Serial Communication in Raspberry Pi 3

We had an exciting first week of March this year, yeah playing with the all new Raspberry Pi 3. We had the Pi 3, and we were selling it to all Pi enthusiasts out there. And one day, we got a call. A frustrated customer, he was unable to use the UART of his Pi 3. Thats right! Without a proper work around, UART on the GPIO header wont function well.
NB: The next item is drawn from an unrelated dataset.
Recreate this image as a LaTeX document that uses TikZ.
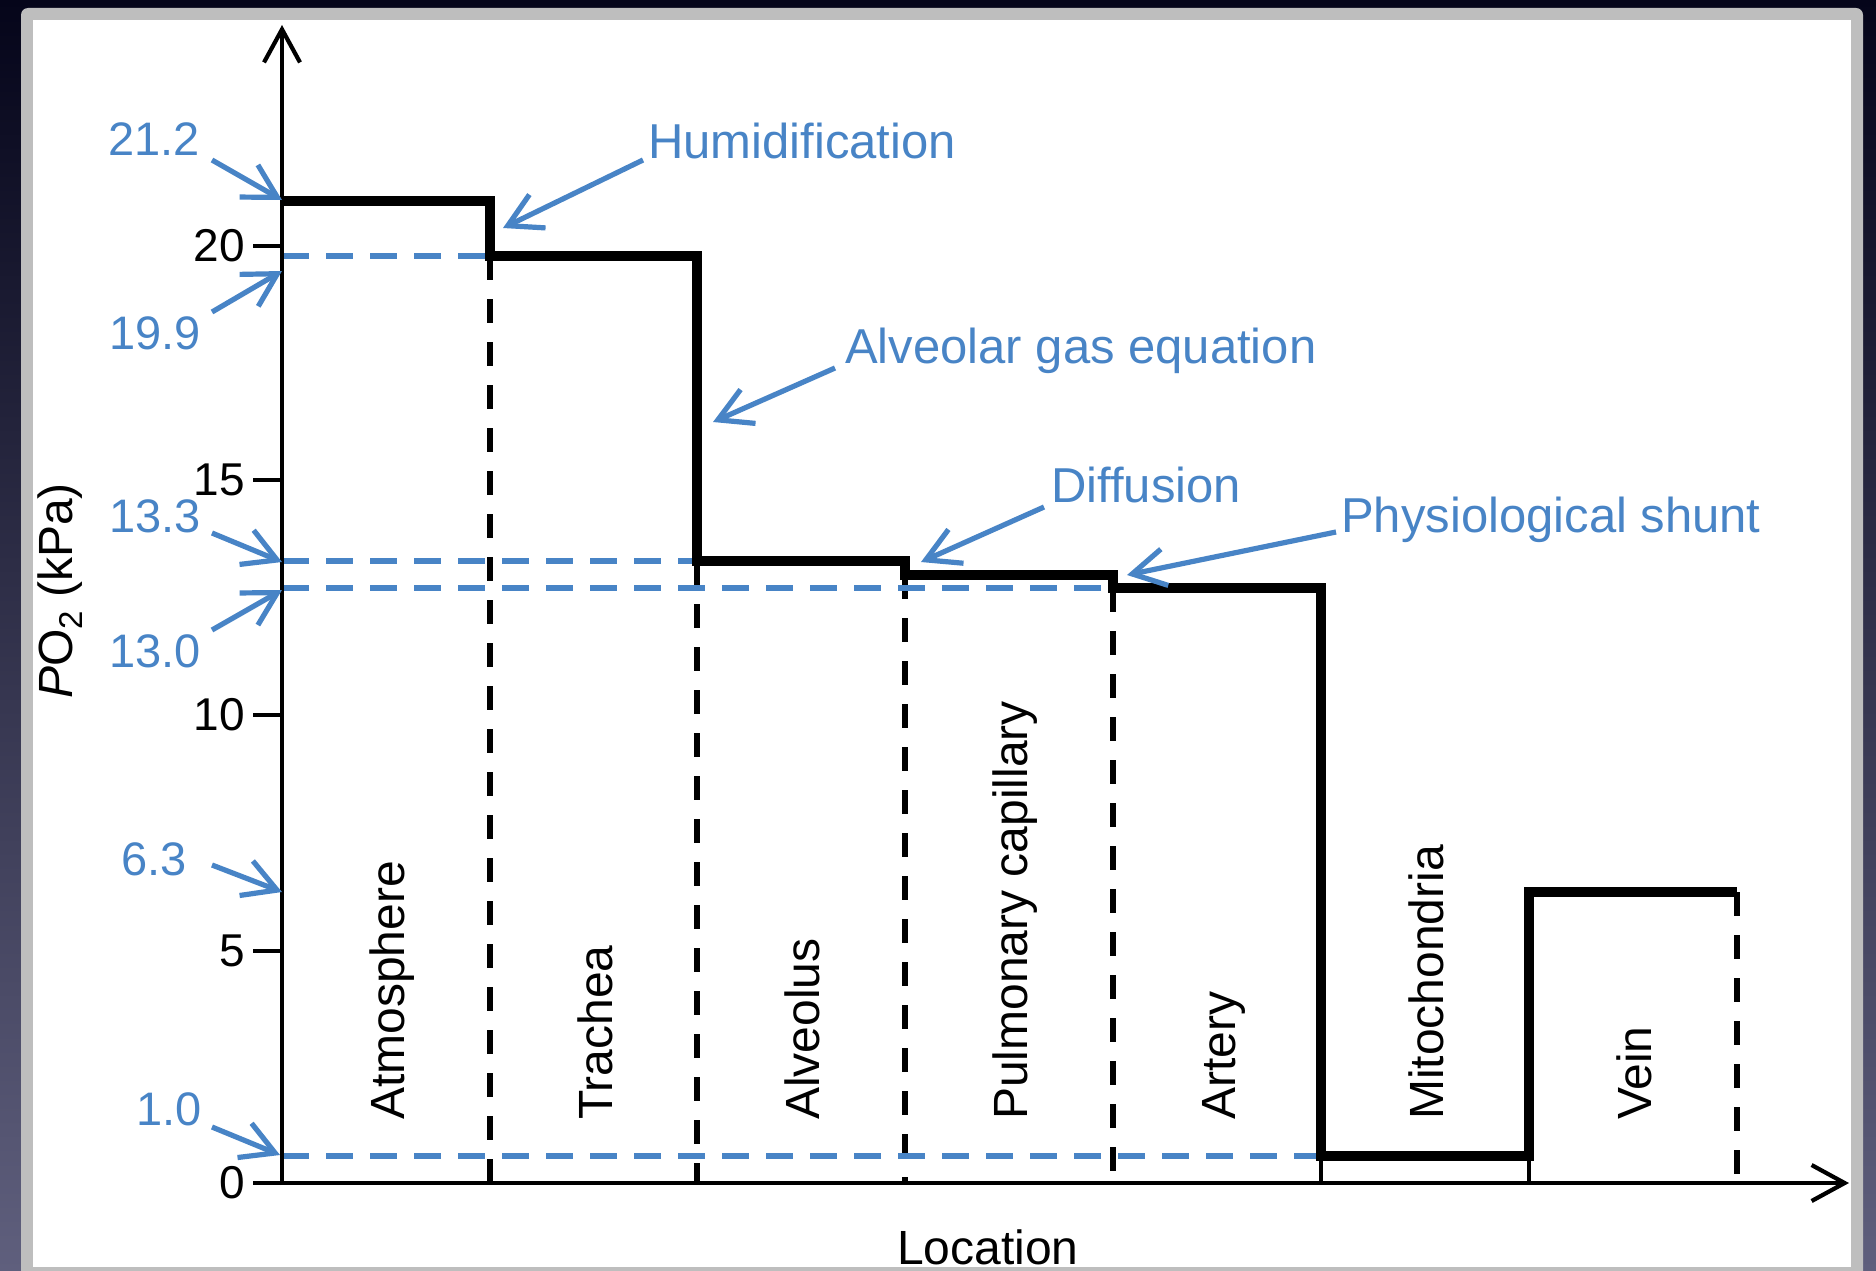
\documentclass[tikz,border=0pt]{standalone}
\usepackage{fontspec}
\setmainfont{Liberation Sans}
\usetikzlibrary{arrows.meta}
\definecolor{annblue}{RGB}{72,132,198}
\definecolor{bgtop}{RGB}{5,5,26}
\definecolor{bgbot}{RGB}{95,95,125}
\definecolor{framegray}{RGB}{190,190,190}
\begin{document}
\begin{tikzpicture}[x=1pt,y=-1pt,
  axisline/.style={line width=4.2pt,-{Straight Barb[length=33pt,width=36pt]}},
  ytickmark/.style={line width=4.2pt},
  stepline/.style={line width=10pt,line join=miter},
  thinline/.style={line width=4.2pt},
  blackdash/.style={line width=5.5pt,dash pattern=on 24pt off 19pt},
  bluedash/.style={annblue,line width=6.5pt,dash pattern=on 27pt off 17pt},
  bluearrow/.style={annblue,line width=5.2pt,-{Straight Barb[length=33pt,width=37pt]}},
  bluelabel/.style={annblue,inner sep=0pt,anchor=base west,font=\fontsize{47}{56}\selectfont},
  annlabel/.style={annblue,inner sep=0pt,anchor=base west,font=\fontsize{49}{58}\selectfont},
  ticklabel/.style={inner sep=0pt,anchor=east,font=\fontsize{46}{55}\selectfont},
  region/.style={rotate=90,inner sep=0pt,anchor=base west,font=\fontsize{48}{58}\selectfont},
  axislabel/.style={inner sep=0pt,anchor=base west,font=\fontsize{48}{58}\selectfont}]
\useasboundingbox (0,0) rectangle (1876,1271);
% background and frame
\fill[top color=bgtop,bottom color=bgbot] (0,0) rectangle (1876,1271);
\fill[framegray,rounded corners=7pt] (21,8) rectangle (1863,1300);
\fill[white] (33,20) rectangle (1851,1267);

% black dashed verticals
\draw[blackdash] (490,256) -- (490,1183);
\draw[blackdash] (697,561) -- (697,1183);
\draw[blackdash] (905,575) -- (905,1183);
\draw[blackdash] (1113,588) -- (1113,1183);
\draw[blackdash] (1737,892) -- (1737,1183);
\draw[thinline] (1321,1156) -- (1321,1183);
\draw[thinline] (1529,1156) -- (1529,1183);

% blue dashed levels
\draw[bluedash] (282,256) -- (490,256);
\draw[bluedash] (282,561) -- (697,561);
\draw[bluedash] (282,588) -- (1113,588);
\draw[bluedash] (282,1156) -- (1321,1156);

% axes
\draw[axisline] (282,1185) -- (282,25);
\draw[axisline] (280,1183) -- (1849,1183);
\foreach \yy/\lab in {1183/0,951/5,715/10,480/15,246/20}{
  \draw[ytickmark] (253,\yy) -- (282,\yy);
  \node[ticklabel] (tick\lab) at (245,\yy) {\lab};
}

% step curve
\draw[stepline] (282,201) -- (490,201) -- (490,256) -- (697,256) -- (697,561)
  -- (905,561) -- (905,575) -- (1113,575) -- (1113,588) -- (1321,588)
  -- (1321,1156) -- (1529,1156) -- (1529,892) -- (1737,892);

% axis labels
\node[axislabel,rotate=90] (ylab) at (72,699) {\textit{P}O\raisebox{-10pt}{\fontsize{33}{33}\selectfont 2} (kPa)};
\node[axislabel] (xlab) at (897,1264) {Location};

% region labels
\node[region] (atm) at (404,1120) {Atmosphere};
\node[region] (tra) at (612,1120) {Trachea};
\node[region] (alv) at (819,1120) {Alveolus};
\node[region] (pul) at (1027,1120) {Pulmonary capillary};
\node[region] (art) at (1235,1120) {Artery};
\node[region] (mit) at (1443,1120) {Mitochondria};
\node[region] (vei) at (1651,1120) {Vein};

% blue value labels
\node[bluelabel] (v212) at (108,155) {21.2};
\node[bluelabel] (v199) at (109,349) {19.9};
\node[bluelabel] (v133) at (109,532) {13.3};
\node[bluelabel] (v130) at (109,667) {13.0};
\node[bluelabel] (v63) at (121,875) {6.3};
\node[bluelabel] (v10) at (136,1125) {1.0};

% annotation labels
\node[annlabel] (hum) at (648,158) {Humidification};
\node[annlabel] (age) at (845,363) {Alveolar gas equation};
\node[annlabel] (dif) at (1051,502) {Diffusion};
\node[annlabel] (shu) at (1341,532) {Physiological shunt};

% arrow endpoints
\coordinate (a212s) at (212,160);  \coordinate (a212t) at (282,200);
\coordinate (a199s) at (212,312);  \coordinate (a199t) at (282,271);
\coordinate (a133s) at (212,533);  \coordinate (a133t) at (282,562);
\coordinate (a130s) at (212,630);  \coordinate (a130t) at (282,590);
\coordinate (a63s) at (212,865);   \coordinate (a63t) at (282,892);
\coordinate (a10s) at (212,1127);  \coordinate (a10t) at (280,1155);
\coordinate (humS) at (643,160);   \coordinate (humT) at (503,228);
\coordinate (ageS) at (835,368);   \coordinate (ageT) at (713,422);
\coordinate (difS) at (1044,507);  \coordinate (difT) at (921,562);
\coordinate (shuS) at (1336,532);  \coordinate (shuT) at (1127,575);

\draw[bluearrow] (a212s) -- (a212t);
\draw[bluearrow] (a199s) -- (a199t);
\draw[bluearrow] (a133s) -- (a133t);
\draw[bluearrow] (a130s) -- (a130t);
\draw[bluearrow] (a63s) -- (a63t);
\draw[bluearrow] (a10s) -- (a10t);
\draw[bluearrow] (humS) -- (humT);
\draw[bluearrow] (ageS) -- (ageT);
\draw[bluearrow] (difS) -- (difT);
\draw[bluearrow] (shuS) -- (shuT);
\end{tikzpicture}
\end{document}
The previous versions of Raspberry Pi had UART0 brought out on the GPIO header. But the design was changed with Raspberry Pi 3, which features UART1 on the GPIO header while UART0 is dedicated for Bluetooth. And therefore, the UART on GPIO header will be available at /dev/ttyS0 instead of /dev/AMA0. To meet with with change, we will have to configure the OS accordingly.

Open the LX teminal and type:

dmesg | grep tty

This command will list the available UART modules, as shown in the figure:

The list will show, ttyS0 – UART corresponding to the GPIO header.

To operate the GPIO UART at the correct baud rate, enter sudo nano /boot/config.txt in the terminal and add the two lines

core_freq=250

enable_uart=1

Save the file and reboot the Pi.

The GPIO UART now operates at the correct baud rate, and is

available at /dev/ttyS0, and NOT /dev/ttyAMA0 like before.

So while writing the code in python has to changed accordingly:

port = serial.Serial(“/dev/ttyS0”, baudrate=9600, timeout=1)

So what make the difference here? Hows anything different with UART1 of BC2835/6. This is how it is:

  • Unlike UART0, UART1 is dependent on Core Clock Frequency
  • Unlike UART0, UART1 has smaller FIFOS

When the core clock changes, the baud rate will also change!